KR: Parla di ricerca dell’essenza. Cosa intende esattamente con questo termine e cosa l’avvicina di più a esso?

AR: L’essenza è il momento della verità che conta davvero – la frase che vorresti pronunciare sul tuo letto di morte; quello che diresti se qualcuno venisse e ti chiedesse: “Hai qualcosa da dirci?”. Si continua a cercare di ridurre all’essenziale, di raggiungere davvero, questo momento di verità che fa rizzare i capelli in testa, la cosa più importante che si possa dire sulla lotta che combattiamo nel mondo – un momento di verità esplosiva.

KR: La letteratura erotica l’ha condotta all’essenza?

AR: Tanto. L’idea era quella di scrivere un libro dove non c’era bisogno di segnare le pagine bollenti perché lo sarebbero state tutte. Quindi ho cercato di arrivare davvero al cuore di quella fantasia – di raggiungere l’istante di palpitante intensità e togliere ogni elemento estraneo, per quanto sia possibile farlo all’interno di una narrazione. Per riuscirci bisogna avere piena consapevolezza di quello che si sta scrivendo, ed è molto difficile raggiungere un contatto costante. Vieni travolto dalla costruzione di una scena e devi cercare di superarla per rendere il libro del tutto essenza.

Anne Rice

KR: Vede un collegamento tra i libri sui vampiri e la letteratura erotica che ha scritto con gli pseudonimi di Roquelaure e Rampling in termini di unione tra carne e spirito?

AR: Non ero consapevole dell’esistenza di un collegamento tra i libri sui vampiri e la letteratura erotica, ma sì, certamente coinvolgono la stessa tematica – dominio e sottomissione – e c’è un’atmosfera erotica in tutto quello che succede.
So che nei libri si parla sempre del fatto che la verità è nella carne. Claudia dice a Louis: “Lascia che la carne istruisca la mente”, e ne sono fermamente convinta. Nella Regina dei dannati, quando Maharet trasforma Jesse in vampiro, lei dice di essere per sempre legata alla carne e, durante la trasformazione, ha una visione in cui Maharet dice: “Guardati da ciò che non ha carne”. Certamente la letteratura erotica insiste sul fatto che l’esperienza della carne non è male.
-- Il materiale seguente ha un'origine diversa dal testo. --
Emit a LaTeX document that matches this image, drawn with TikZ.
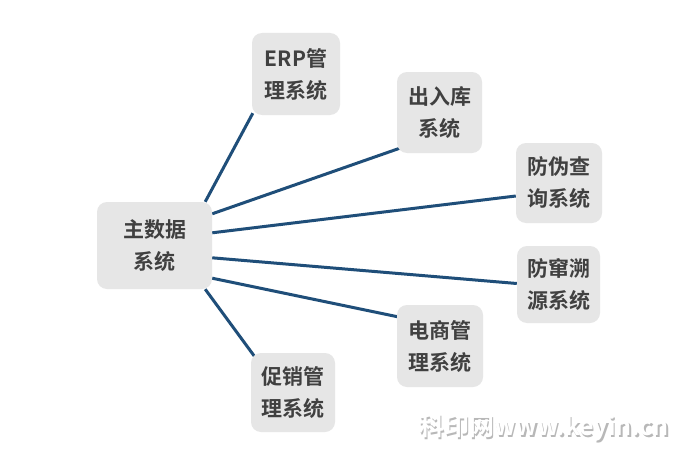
\documentclass[tikz,border=0pt]{standalone}
\usepackage{fontspec}
\setmainfont{Noto Sans CJK SC}
\newfontfamily\cjkbold{Noto Sans CJK SC Bold}
\usetikzlibrary{calc,backgrounds}
\definecolor{linkblue}{RGB}{31,78,121}
\definecolor{boxgray}{RGB}{230,230,230}
\definecolor{txtgray}{RGB}{64,64,64}
\tikzset{
  sysbox/.style={fill=boxgray, draw=none, rounded corners=10pt, align=center,
    font=\cjkbold\fontsize{21}{32}\selectfont, text=txtgray, inner sep=0pt},
  link/.style={draw=linkblue, line width=3pt}
}
\begin{document}
\begin{tikzpicture}[x=1pt,y=-1pt]
\useasboundingbox (0,0) rectangle (685,452);
\node[sysbox, minimum width=115pt, minimum height=87pt] (main) at (154.5,245.5) {主数据\\系统};
\node[sysbox, minimum width=88pt, minimum height=82pt] (erp) at (296,74) {ERP管\\理系统};
\node[sysbox, minimum width=85pt, minimum height=81pt] (crk) at (439.5,112.5) {出入库\\系统};
\node[sysbox, minimum width=86pt, minimum height=80pt] (fwcx) at (559,183) {防伪查\\询系统};
\node[sysbox, minimum width=83pt, minimum height=77pt] (fcsy) at (558.5,284.5) {防窜溯\\源系统};
\node[sysbox, minimum width=86pt, minimum height=82pt] (dsgl) at (440,346) {电商管\\理系统};
\node[sysbox, minimum width=84pt, minimum height=79pt] (cxgl) at (293,392.5) {促销管\\理系统};
\begin{pgfonlayer}{background}
\fill[white] (0,0) rectangle (685,452);
\draw[link] ($(main.north east)+(-7,0)$) -- ($(erp.south west)+(1,-2)$);
\draw[link] ($(main.north east)+(0,12)$) -- ($(crk.south west)+(3,-5)$);
\draw[link] ($(main.north east)+(0,31)$) -- ($(fwcx.west)+(0,13)$);
\draw[link] ($(main.north east)+(0,56)$) -- ($(fcsy.west)+(0,-1)$);
\draw[link] ($(main.south east)+(0,-11)$) -- ($(dsgl.north west)+(1,12)$);
\draw[link] ($(main.south east)+(-7,0)$) -- ($(cxgl.north west)+(4,4)$);
\end{pgfonlayer}
\node[font=\cjkbold\fontsize{25}{28}\selectfont, text=black!28, inner sep=0pt] (wms) at (545.5,429.5) {科印网www.keyin.cn};
\node[font=\cjkbold\fontsize{25}{28}\selectfont, text=white, inner sep=0pt] (wm) at (544,428) {科印网www.keyin.cn};
\end{tikzpicture}
\end{document}
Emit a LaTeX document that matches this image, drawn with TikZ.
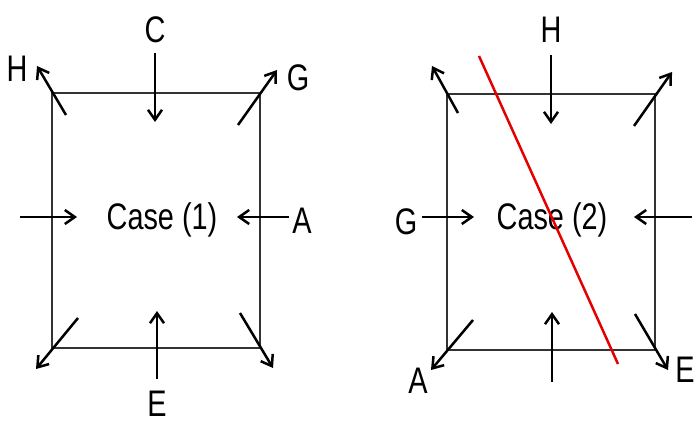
\documentclass[tikz,border=0pt]{standalone}
\usepackage{fontspec}
\setmainfont{Liberation Sans}
\usetikzlibrary{arrows.meta}
\begin{document}
\begin{tikzpicture}[x=1pt,y=-1pt,
  box/.style={draw=black!80, line width=1.3pt},
  force/.style={draw=black, line width=2.5pt, -{Straight Barb[length=10pt,width=14pt,line width=2.5pt]}},
  lbl/.style={inner sep=0pt, font=\fontsize{37}{40}\selectfont},
  cut/.style={draw=red!90!black, line width=2.5pt}]
\useasboundingbox (0,0) rectangle (696,423);
% ---------- Case 1 ----------
\draw[box] (52,93) rectangle (260,348);
\node[lbl] (case1) at (162,220) {\scalebox{0.78}[1]{Case (1)}};
\node[lbl] (C1) at (155,30) {\scalebox{0.78}[1]{C}};
\node[lbl] (H1) at (17,69) {\scalebox{0.78}[1]{H}};
\node[lbl] (G1) at (298,78) {\scalebox{0.78}[1]{G}};
\node[lbl] (A1) at (302,221) {\scalebox{0.78}[1]{A}};
\node[lbl] (E1) at (157,404) {\scalebox{0.78}[1]{E}};
\coordinate (c1s) at (155,53);  \coordinate (c1e) at (155,122);
\coordinate (h1s) at (66,115);  \coordinate (h1e) at (37,66);
\coordinate (g1s) at (238,125); \coordinate (g1e) at (277,70);
\coordinate (l1s) at (20,217);  \coordinate (l1e) at (77,217);
\coordinate (a1s) at (289,217); \coordinate (a1e) at (237,217);
\coordinate (bl1s) at (78,318); \coordinate (bl1e) at (36,369);
\coordinate (e1s) at (157,379); \coordinate (e1e) at (157,311);
\coordinate (br1s) at (240,313);\coordinate (br1e) at (273,368);
\draw[force] (c1s) -- (c1e);
\draw[force] (h1s) -- (h1e);
\draw[force] (g1s) -- (g1e);
\draw[force] (l1s) -- (l1e);
\draw[force] (a1s) -- (a1e);
\draw[force] (bl1s) -- (bl1e);
\draw[force] (e1s) -- (e1e);
\draw[force] (br1s) -- (br1e);
% ---------- Case 2 ----------
\draw[box] (447,94) rectangle (655,350);
\node[lbl] (case2) at (552,220) {\scalebox{0.78}[1]{Case (2)}};
\node[lbl] (H2) at (551,30) {\scalebox{0.78}[1]{H}};
\node[lbl] (G2) at (406,222) {\scalebox{0.78}[1]{G}};
\node[lbl] (A2) at (418,381) {\scalebox{0.78}[1]{A}};
\node[lbl] (E2) at (685,370) {\scalebox{0.78}[1]{E}};
\coordinate (h2s) at (551,55);  \coordinate (h2e) at (551,124);
\coordinate (ul2s) at (458,113);\coordinate (ul2e) at (432,66);
\coordinate (ur2s) at (634,126);\coordinate (ur2e) at (672,72);
\coordinate (g2s) at (422,217); \coordinate (g2e) at (474,217);
\coordinate (r2s) at (692,217); \coordinate (r2e) at (634,217);
\coordinate (bl2s) at (473,320);\coordinate (bl2e) at (431,370);
\coordinate (u2s) at (552,382); \coordinate (u2e) at (552,312);
\coordinate (br2s) at (635,314);\coordinate (br2e) at (668,370);
\draw[force] (h2s) -- (h2e);
\draw[force] (ul2s) -- (ul2e);
\draw[force] (ur2s) -- (ur2e);
\draw[force] (g2s) -- (g2e);
\draw[force] (r2s) -- (r2e);
\draw[force] (bl2s) -- (bl2e);
\draw[force] (u2s) -- (u2e);
\draw[force] (br2s) -- (br2e);
\coordinate (cuts) at (479,56); \coordinate (cute) at (618,364);
\draw[cut] (cuts) -- (cute);
\end{tikzpicture}
\end{document}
Non è un’autorizzazione a mettere in pratica le nostre fantasie. Dice solamente che quello che la carne desidera non è necessariamente cattivo, ma richiede esplorazione, attenzione. A parte questo, non so. Tendo ad ascoltare le mie convinzioni. Sono molto coinvolta.

KR: Ci vede un legame tra l’erotico e i generi horror in generale?

AR: Sì, penso che ci sia un legame profondo. L’eccitazione che trasmettono le storie di fantasmi è in parte simile all’eccitazione sessuale. In queste storie la vittima è sempre costretta alla sottomissione. Le storie di vampiri in particolare implicano una forma di seduzione, un possesso della vittima.